Esta comprovação do real parece retroceder a uma oposição que estruturou a
lógica da representação. Desde Aristóteles, acreditava-se que a ficção poética
consistia em construir um enredo de verossimilhança, uma concatenação lógica de
ações,enquanto a História apenas contaria os fatos como eles se deram. Desse
ponto de vista, o efeito de realidade rompe com a lógica da representação. Mas
ele o faz implementando uma estratégia intermediária: conforme toma o princípio
"realista" da história, agarrando-se ao real enquanto real, ele cria um novo
tipo de verossimilhança,oposta à clássica. Assim, Barthes afirma que esta nova
verossimilhança se torna o núcleo de um fetichismo do real, característico da
cultura midiática e exemplificado pela fotografia, pelos noticiários, pelo
turismo devotado a monumentos e lugares históricos etc. Tudo isso, conclui
Barthes,
[...] diz que o "real" supostamente basta-se a si mesmo, que é
bastante forte para desmentir qualquer idéia de "função", que sua
enunciação não precisa ser integrada a uma estrutura e que o "ter-
estado-lá" das coisas é motivo suficiente para que sejam relatadas3.

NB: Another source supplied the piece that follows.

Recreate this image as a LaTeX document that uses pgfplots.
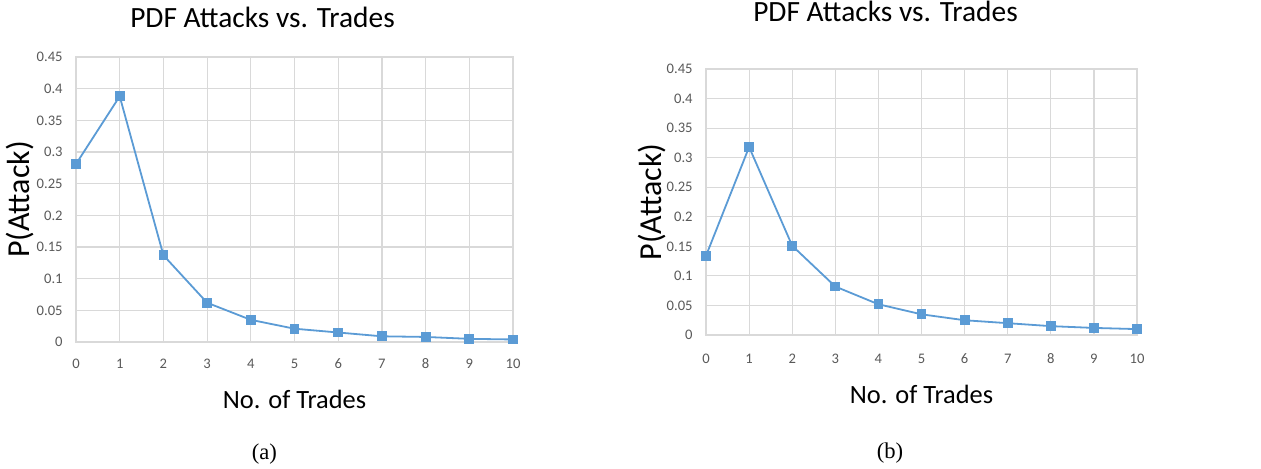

O que é fascinante nessa sentença é como ela, de fato, se presta a uma guinada
que acontecerá dez anos depois, quando Barthes fará do "ter-estado-lá" das
coisas o punctumque é a verdade da fotografia e repudiará o conteúdo
informativo do studium. Contudo,essa guinada foi possibilitada precisamente
pela construção de uma simples oposição entre estrutura ficcional e
singularidade absoluta do mero "ter-estado-lá". Creio que uma análise mais
detalhada do "monte piramidal de caixas" sobre o velho piano poderia ter
oferecido um terceiro termo que talvez rompesse a oposição, simples demais,
entre racionalidade funcional da estrutura narrativa e singularidade absoluta.
Pretendo mostrar que o "ocioso cada dia" do romance realista é o lugar e o
momento de uma bifurcação de momentos muito mais radical do que a bifurcação de
caminhos e linhas narrativas apreciada por Borges, e que o foco no efeito de
realidade perde de vista a verdadeira ruptura que está no coração da ficção
estética. Ele o perde porque a idéia "modernista" de estrutura ainda está de
acordo com a lógica representativa que ela finge desafiar, de maneira que ela
também deixa de ver a questão política envolvida no excesso "realista".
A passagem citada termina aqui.